DESCRIPTION OF THE TASK
Your task is to reproduce, verbatim and without pictures, the lines from the opening of the listing through the line containing "31.27, 31.25, 31.22];".

SUPPLIED MATERIAL
-=-=-=-=-

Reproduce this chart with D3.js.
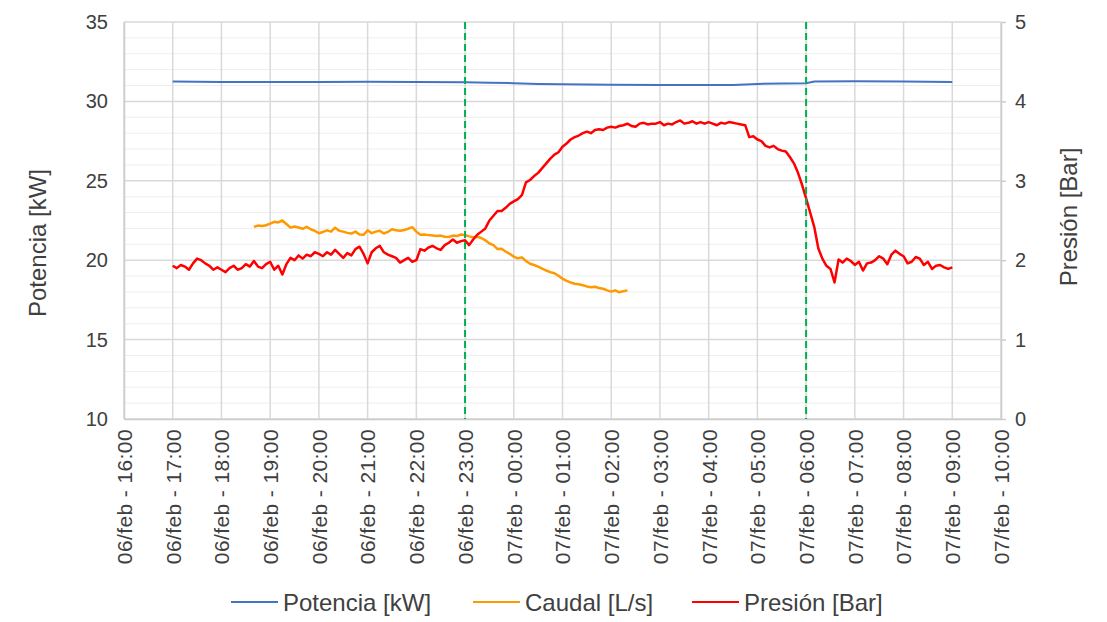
<!DOCTYPE html>
<html>
<head>
<meta charset="utf-8">
<script src="https://cdn.jsdelivr.net/npm/d3@7"></script>
<style>
  body { margin: 0; background: #fff; }
  text { font-family: "Liberation Sans", Arial, sans-serif; fill: #404040; }
</style>
</head>
<body>
<div id="chart"></div>
<script>
// ---- data ----
// Potencia [kW], left axis
var potenciaTimes = ["2023-02-06 17:00", "2023-02-06 18:00", "2023-02-06 19:00", "2023-02-06 20:00",
  "2023-02-06 21:00", "2023-02-06 22:00", "2023-02-06 23:00", "2023-02-06 23:30", "2023-02-07 00:00",
  "2023-02-07 00:30", "2023-02-07 01:00", "2023-02-07 02:00", "2023-02-07 03:00", "2023-02-07 04:00",
  "2023-02-07 04:30", "2023-02-07 05:00", "2023-02-07 05:30", "2023-02-07 06:00", "2023-02-07 06:10",
  "2023-02-07 07:00", "2023-02-07 08:00", "2023-02-07 09:00"];
var potenciaValues = [31.25, 31.22, 31.22, 31.22, 31.23, 31.22, 31.2, 31.18, 31.15, 31.1, 31.08,
  31.05, 31.03, 31.03, 31.04, 31.1, 31.12, 31.15, 31.25, 31.27, 31.25, 31.22];

// Caudal [L/s], left axis, one reading every 5 minutes from 18:40
var caudalStart = "2023-02-06 18:40";
var caudalValues = [22.10, 22.18, 22.15, 22.20, 22.30, 22.42, 22.38, 22.50, 22.28, 22.05, 22.12, 22.06,
  21.98, 22.10, 21.95, 21.85, 21.70, 21.78, 21.88, 21.80, 22.05, 21.85, 21.80, 21.72, 21.68, 21.80,
  21.62, 21.60, 21.88, 21.70, 21.80, 21.85, 21.68, 21.78, 21.95, 21.88, 21.85, 21.90, 21.98, 22.08,
  21.80, 21.60, 21.62, 21.58, 21.55, 21.52, 21.55, 21.48, 21.46, 21.55, 21.52, 21.62, 21.58,
  21.50, 21.45, 21.48, 21.40, 21.25, 21.05, 20.95, 20.70, 20.72, 20.55, 20.40, 20.22,
  20.12, 20.18, 19.95, 19.78, 19.70, 19.60, 19.47, 19.35, 19.25, 19.18, 19.02, 18.84,
  18.70, 18.60, 18.52, 18.48, 18.42, 18.35, 18.30, 18.33, 18.25, 18.20, 18.10, 18.02,
  18.10, 17.98, 18.05, 18.10];

// Presión [Bar], right axis, one reading every 5 minutes from 17:00
var presionStart = "2023-02-06 17:00";
var presionValues = [
  1.93, 1.90, 1.94, 1.92, 1.88, 1.96, 2.02, 2.00, 1.96, 1.93, 1.88, 1.91,
  1.88, 1.85, 1.90, 1.93, 1.88, 1.90, 1.95, 1.92, 1.99, 1.92, 1.90, 1.95,
  1.98, 1.88, 1.93, 1.82, 1.95, 2.03, 2.00, 2.06, 2.02, 2.07, 2.05, 2.10,
  2.08, 2.05, 2.10, 2.07, 2.13, 2.08, 2.03, 2.09, 2.06, 2.14, 2.17, 2.08,
  1.96, 2.10, 2.15, 2.18, 2.10, 2.07, 2.05, 2.03, 1.97, 2.00, 2.03, 1.98,
  2.00, 2.14, 2.12, 2.16, 2.18, 2.15, 2.13, 2.19, 2.22, 2.26, 2.22, 2.24,
  2.25, 2.19, 2.26, 2.32, 2.36, 2.40, 2.50, 2.56, 2.62, 2.62, 2.66, 2.71,
  2.74, 2.77, 2.82, 2.98, 3.01, 3.06, 3.10, 3.16, 3.22, 3.28, 3.33, 3.36,
  3.43, 3.47, 3.52, 3.55, 3.57, 3.60, 3.62, 3.60, 3.64, 3.65, 3.64, 3.67,
  3.68, 3.67, 3.69, 3.70, 3.72, 3.69, 3.68, 3.72, 3.73, 3.71, 3.72, 3.72,
  3.74, 3.70, 3.72, 3.71, 3.74, 3.76, 3.72, 3.73, 3.75, 3.72, 3.74, 3.72,
  3.74, 3.72, 3.70, 3.73, 3.72, 3.74, 3.73, 3.72, 3.71, 3.70, 3.55, 3.56,
  3.52, 3.50, 3.44, 3.42, 3.44, 3.40, 3.38, 3.37, 3.30, 3.22, 3.10, 2.95,
  2.78, 2.60, 2.42, 2.15, 2.02, 1.93, 1.89, 1.72, 2.01, 1.97, 2.02, 1.99,
  1.94, 1.98, 1.87, 1.96, 1.97, 2.00, 2.05, 2.02, 1.95, 2.07, 2.12, 2.08,
  2.05, 1.96, 1.98, 2.04, 2.02, 1.94, 1.98, 1.89, 1.93, 1.94, 1.91, 1.89,
  1.91];

// axes and markers
var xDomain = ["2023-02-06 16:00", "2023-02-07 10:00"];
var leftTicks = [10, 15, 20, 25, 30, 35];
var rightTicks = [0, 1, 2, 3, 4, 5];
var markerTimes = ["2023-02-06 23:00", "2023-02-07 06:00"];
var seriesNames = ["Potencia [kW]", "Caudal [L/s]", "Presión [Bar]"];
var seriesColors = ["#4472C4", "#FF9900", "#FF0000"];

// ---- drawing ----
var parseT = d3.timeParse("%Y-%m-%d %H:%M");
var W = 1107, H = 622;
var m = {left: 124, right: 1001, top: 22, bottom: 419};

var svg = d3.select("#chart").append("svg")
  .attr("width", W)
  .attr("height", H);

var x = d3.scaleTime()
  .domain(xDomain.map(parseT))
  .range([m.left, m.right]);
var yL = d3.scaleLinear().domain([10, 35]).range([m.bottom, m.top]);
var yR = d3.scaleLinear().domain([0, 5]).range([m.bottom, m.top]);

var hours = d3.timeHour.range(parseT(xDomain[0]), d3.timeMinute.offset(parseT(xDomain[1]), 1));

// minor horizontal grid (every 1 kW)
svg.append("g")
  .selectAll("line")
  .data(d3.range(11, 35).filter(function(v) { return v % 5 != 0; }))
  .enter().append("line")
  .attr("x1", m.left).attr("x2", m.right)
  .attr("y1", function(d) { return yL(d); })
  .attr("y2", function(d) { return yL(d); })
  .attr("stroke", "#eeeeee")
  .attr("stroke-width", 1);

// major horizontal grid
svg.append("g")
  .selectAll("line")
  .data(leftTicks)
  .enter().append("line")
  .attr("x1", m.left).attr("x2", m.right)
  .attr("y1", function(d) { return yL(d); })
  .attr("y2", function(d) { return yL(d); })
  .attr("stroke", "#d9d9d9")
  .attr("stroke-width", 1.5);

// vertical grid every hour
svg.append("g")
  .selectAll("line")
  .data(hours)
  .enter().append("line")
  .attr("x1", function(d) { return x(d); })
  .attr("x2", function(d) { return x(d); })
  .attr("y1", m.top).attr("y2", m.bottom)
  .attr("stroke", "#d9d9d9")
  .attr("stroke-width", 1.5);

// left axis
var axisL = svg.append("g")
  .attr("transform", "translate(" + m.left + ",0)")
  .call(d3.axisLeft(yL).tickValues(leftTicks).tickSize(0).tickPadding(16));
axisL.select(".domain").attr("stroke", "#cccccc").attr("stroke-width", 1.5);

// right axis
var axisR = svg.append("g")
  .attr("transform", "translate(" + m.right + ",0)")
  .call(d3.axisRight(yR).tickValues(rightTicks).tickFormat(d3.format("d"))
    .tickSize(5).tickPadding(9).tickSizeOuter(0));
axisR.select(".domain").attr("stroke", "#cccccc").attr("stroke-width", 1.5);
axisR.selectAll(".tick line").attr("stroke", "#cccccc").attr("stroke-width", 1.5);

// bottom axis
var axisB = svg.append("g")
  .attr("transform", "translate(0," + m.bottom + ")")
  .call(d3.axisBottom(x).tickValues(hours).tickSize(0).tickFormat(d3.timeFormat("%d/feb - %H:%M")));
axisB.select(".domain").attr("stroke", "#cccccc").attr("stroke-width", 1.5);
axisB.selectAll(".tick text")
  .attr("transform", "rotate(-90)")
  .attr("text-anchor", "end")
  .attr("x", -10)
  .attr("y", 0)
  .attr("dy", "0.35em");

svg.selectAll(".tick text")
  .style("font-size", "20px")
  .style("font-family", "Liberation Sans, Arial, sans-serif")
  .attr("fill", "#404040");
axisB.selectAll(".tick text")
  .style("font-size", "21px")
  .style("letter-spacing", "0.4px");

// axis titles
svg.append("text")
  .attr("transform", "translate(46,243) rotate(-90)")
  .attr("text-anchor", "middle")
  .style("font-size", "24px")
  .text("Potencia [kW]");

svg.append("text")
  .attr("transform", "translate(1077,217) rotate(-90)")
  .attr("text-anchor", "middle")
  .style("font-size", "24px")
  .text("Presión [Bar]");

// series
var lineL = d3.line()
  .x(function(d) { return x(d.t); })
  .y(function(d) { return yL(d.v); });
var lineR = d3.line()
  .x(function(d) { return x(d.t); })
  .y(function(d) { return yR(d.v); });

var potencia = potenciaValues.map(function(v, i) { return {t: parseT(potenciaTimes[i]), v: v}; });
var caudal = caudalValues.map(function(v, i) { return {t: d3.timeMinute.offset(parseT(caudalStart), 5 * i), v: v}; });
var presion = presionValues.map(function(v, i) { return {t: d3.timeMinute.offset(parseT(presionStart), 5 * i), v: v}; });

svg.append("path")
  .datum(potencia)
  .attr("d", lineL)
  .attr("fill", "none")
  .attr("stroke", seriesColors[0])
  .attr("stroke-width", 2);

svg.append("path")
  .datum(caudal)
  .attr("d", lineL)
  .attr("fill", "none")
  .attr("stroke", seriesColors[1])
  .attr("stroke-width", 2.5)
  .attr("stroke-linejoin", "round");

svg.append("path")
  .datum(presion)
  .attr("d", lineR)
  .attr("fill", "none")
  .attr("stroke", seriesColors[2])
  .attr("stroke-width", 2.5)
  .attr("stroke-linejoin", "round");

// green dashed markers
svg.append("g")
  .selectAll("line")
  .data(markerTimes.map(parseT))
  .enter().append("line")
  .attr("x1", function(d) { return x(d); })
  .attr("x2", function(d) { return x(d); })
  .attr("y1", m.top).attr("y2", m.bottom)
  .attr("stroke", "#00B050")
  .attr("stroke-width", 2)
  .attr("stroke-dasharray", "7,4");

// legend
var legendX = [231, 473, 692];
var legend = svg.append("g");
seriesNames.forEach(function(name, i) {
  legend.append("line")
    .attr("x1", legendX[i]).attr("x2", legendX[i] + 47)
    .attr("y1", 602).attr("y2", 602)
    .attr("stroke", seriesColors[i])
    .attr("stroke-width", 2);
  legend.append("text")
    .attr("x", legendX[i] + 52)
    .attr("y", 611)
    .style("font-size", "24px")
    .text(name);
});
</script>
</body>
</html>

-=-=-=-=-

RESULT OF THE EXERCISE
Reproduce this chart with D3.js.
<!DOCTYPE html>
<html>
<head>
<meta charset="utf-8">
<script src="https://cdn.jsdelivr.net/npm/d3@7"></script>
<style>
  body { margin: 0; background: #fff; }
  text { font-family: "Liberation Sans", Arial, sans-serif; fill: #404040; }
</style>
</head>
<body>
<div id="chart"></div>
<script>
// ---- data ----
// Potencia [kW], left axis
var potenciaTimes = ["2023-02-06 17:00", "2023-02-06 18:00", "2023-02-06 19:00", "2023-02-06 20:00",
  "2023-02-06 21:00", "2023-02-06 22:00", "2023-02-06 23:00", "2023-02-06 23:30", "2023-02-07 00:00",
  "2023-02-07 00:30", "2023-02-07 01:00", "2023-02-07 02:00", "2023-02-07 03:00", "2023-02-07 04:00",
  "2023-02-07 04:30", "2023-02-07 05:00", "2023-02-07 05:30", "2023-02-07 06:00", "2023-02-07 06:10",
  "2023-02-07 07:00", "2023-02-07 08:00", "2023-02-07 09:00"];
var potenciaValues = [31.25, 31.22, 31.22, 31.22, 31.23, 31.22, 31.2, 31.18, 31.15, 31.1, 31.08,
  31.05, 31.03, 31.03, 31.04, 31.1, 31.12, 31.15, 31.25, 31.27, 31.25, 31.22];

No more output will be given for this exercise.